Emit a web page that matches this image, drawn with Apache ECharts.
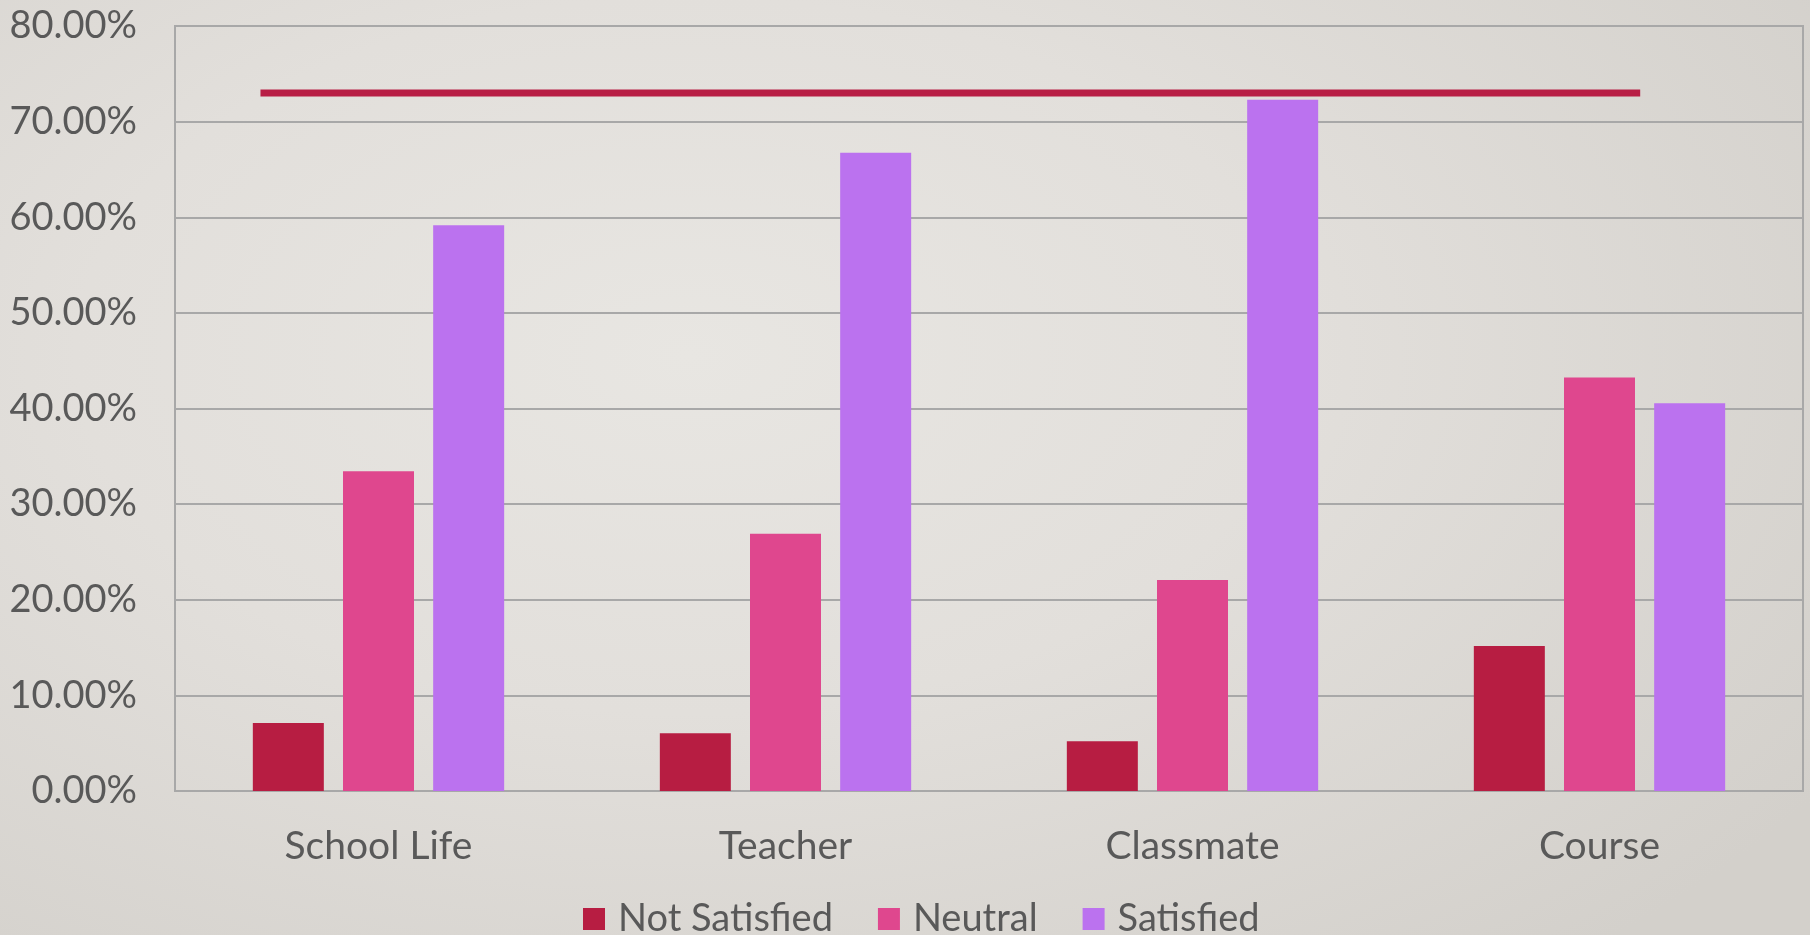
<!DOCTYPE html>
<html>
<head>
<meta charset="utf-8">
<title>Satisfaction</title>
<script src="https://cdn.jsdelivr.net/npm/echarts@6/dist/echarts.min.js"></script>
<style>
  html, body {
    margin: 0;
    padding: 0;
    width: 1810px;
    height: 935px;
    overflow: hidden;
  }
  .chart-card {
    width: 1810px;
    height: 935px;
    background: radial-gradient(ellipse 75% 85% at 38% 38%, #e8e6e2 0%, #e2dfdb 45%, #d3d0cb 100%);
  }
  .chart {
    width: 100%;
    height: 100%;
  }
</style>
</head>
<body>
<div class="chart-card">
  <div id="chart" class="chart"></div>
</div>
<script>
// values, in percent
const categories = ['School Life', 'Teacher', 'Classmate', 'Course'];
const notSatisfied = [7.11, 6.03, 5.2, 15.17];
const neutral = [33.44, 26.9, 22.07, 43.23];
const satisfied = [59.17, 66.74, 72.28, 40.55];
const yTicks = [0, 10, 20, 30, 40, 50, 60, 70, 80];

// the red reference line: level and horizontal span in category units (0..4)
const targetLevel = 73;
const targetSpan = [0.21, 3.6];

const labelColor = '#595959';
const fontFamily = 'Lato, "Open Sans", sans-serif';

const chartOptions = {
  backgroundColor: 'transparent',
  animation: false,
  textStyle: {
    fontFamily: fontFamily
  },
  grid: {
    left: 175,
    right: 7,
    top: 26,
    bottom: 144,
    show: true,
    borderColor: '#a8a8a8',
    borderWidth: 2,
    backgroundColor: 'transparent'
  },
  legend: {
    data: ['Not Satisfied', 'Neutral', 'Satisfied'],
    left: 578,
    top: 895,
    icon: 'rect',
    itemWidth: 22,
    itemHeight: 22,
    itemGap: 45,
    textStyle: {
      color: labelColor,
      fontSize: 38,
      fontFamily: fontFamily,
      padding: [0, 0, 0, 8]
    }
  },
  xAxis: [
    {
      type: 'category',
      data: categories,
      axisTick: { show: false },
      axisLine: { lineStyle: { color: '#a8a8a8', width: 2 } },
      axisLabel: {
        color: labelColor,
        fontSize: 39,
        margin: 36
      }
    },
    {
      // hidden helper axis so the red line can start and stop between categories
      type: 'value',
      min: 0,
      max: categories.length,
      show: false
    }
  ],
  yAxis: {
    type: 'value',
    min: yTicks[0],
    max: yTicks[yTicks.length - 1],
    interval: yTicks[1] - yTicks[0],
    axisLine: { show: true, lineStyle: { color: '#a8a8a8', width: 2 } },
    axisTick: { show: false },
    splitLine: { lineStyle: { color: '#a8a8a8', width: 2 } },
    axisLabel: {
      color: labelColor,
      fontSize: 38,
      margin: 38,
      formatter: function (v) {
        return v.toFixed(2) + '%';
      }
    }
  },
  series: [
    {
      name: 'Not Satisfied',
      type: 'bar',
      barWidth: 71,
      barGap: '27%',
      itemStyle: { color: '#b71d42' },
      data: notSatisfied
    },
    {
      name: 'Neutral',
      type: 'bar',
      barWidth: 71,
      barGap: '27%',
      itemStyle: { color: '#df478e' },
      data: neutral
    },
    {
      name: 'Satisfied',
      type: 'bar',
      barWidth: 71,
      barGap: '27%',
      itemStyle: { color: '#bb72ef' },
      data: satisfied
    },
    {
      name: 'target',
      type: 'line',
      xAxisIndex: 1,
      symbol: 'none',
      silent: true,
      lineStyle: { color: '#b81e45', width: 7 },
      data: targetSpan.map(function (x) { return [x, targetLevel]; })
    }
  ]
};

const chartInstance = echarts.init(document.getElementById('chart'));
chartInstance.setOption(chartOptions);
window.addEventListener('resize', function () {
  chartInstance.resize();
});
</script>
</body>
</html>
^^^^^^^^
-- What the task asks --
Extract the full listing above verbatim; pictures are to be left out of the copy.

-- Solution for this exercise --
Emit a web page that matches this image, drawn with Apache ECharts.
<!DOCTYPE html>
<html>
<head>
<meta charset="utf-8">
<title>Satisfaction</title>
<script src="https://cdn.jsdelivr.net/npm/echarts@6/dist/echarts.min.js"></script>
<style>
  html, body {
    margin: 0;
    padding: 0;
    width: 1810px;
    height: 935px;
    overflow: hidden;
  }
  .chart-card {
    width: 1810px;
    height: 935px;
    background: radial-gradient(ellipse 75% 85% at 38% 38%, #e8e6e2 0%, #e2dfdb 45%, #d3d0cb 100%);
  }
  .chart {
    width: 100%;
    height: 100%;
  }
</style>
</head>
<body>
<div class="chart-card">
  <div id="chart" class="chart"></div>
</div>
<script>
// values, in percent
const categories = ['School Life', 'Teacher', 'Classmate', 'Course'];
const notSatisfied = [7.11, 6.03, 5.2, 15.17];
const neutral = [33.44, 26.9, 22.07, 43.23];
const satisfied = [59.17, 66.74, 72.28, 40.55];
const yTicks = [0, 10, 20, 30, 40, 50, 60, 70, 80];

// the red reference line: level and horizontal span in category units (0..4)
const targetLevel = 73;
const targetSpan = [0.21, 3.6];

const labelColor = '#595959';
const fontFamily = 'Lato, "Open Sans", sans-serif';

const chartOptions = {
  backgroundColor: 'transparent',
  animation: false,
  textStyle: {
    fontFamily: fontFamily
  },
  grid: {
    left: 175,
    right: 7,
    top: 26,
    bottom: 144,
    show: true,
    borderColor: '#a8a8a8',
    borderWidth: 2,
    backgroundColor: 'transparent'
  },
  legend: {
    data: ['Not Satisfied', 'Neutral', 'Satisfied'],
    left: 578,
    top: 895,
    icon: 'rect',
    itemWidth: 22,
    itemHeight: 22,
    itemGap: 45,
    textStyle: {
      color: labelColor,
      fontSize: 38,
      fontFamily: fontFamily,
      padding: [0, 0, 0, 8]
    }
  },
  xAxis: [
    {
      type: 'category',
      data: categories,
      axisTick: { show: false },
      axisLine: { lineStyle: { color: '#a8a8a8', width: 2 } },
      axisLabel: {
        color: labelColor,
        fontSize: 39,
        margin: 36
      }
    },
    {
      // hidden helper axis so the red line can start and stop between categories
      type: 'value',
      min: 0,
      max: categories.length,
      show: false
    }
  ],
  yAxis: {
    type: 'value',
    min: yTicks[0],
    max: yTicks[yTicks.length - 1],
    interval: yTicks[1] - yTicks[0],
    axisLine: { show: true, lineStyle: { color: '#a8a8a8', width: 2 } },
    axisTick: { show: false },
    splitLine: { lineStyle: { color: '#a8a8a8', width: 2 } },
    axisLabel: {
      color: labelColor,
      fontSize: 38,
      margin: 38,
      formatter: function (v) {
        return v.toFixed(2) + '%';
      }
    }
  },
  series: [
    {
      name: 'Not Satisfied',
      type: 'bar',
      barWidth: 71,
      barGap: '27%',
      itemStyle: { color: '#b71d42' },
      data: notSatisfied
    },
    {
      name: 'Neutral',
      type: 'bar',
      barWidth: 71,
      barGap: '27%',
      itemStyle: { color: '#df478e' },
      data: neutral
    },
    {
      name: 'Satisfied',
      type: 'bar',
      barWidth: 71,
      barGap: '27%',
      itemStyle: { color: '#bb72ef' },
      data: satisfied
    },
    {
      name: 'target',
      type: 'line',
      xAxisIndex: 1,
      symbol: 'none',
      silent: true,
      lineStyle: { color: '#b81e45', width: 7 },
      data: targetSpan.map(function (x) { return [x, targetLevel]; })
    }
  ]
};

const chartInstance = echarts.init(document.getElementById('chart'));
chartInstance.setOption(chartOptions);
window.addEventListener('resize', function () {
  chartInstance.resize();
});
</script>
</body>
</html>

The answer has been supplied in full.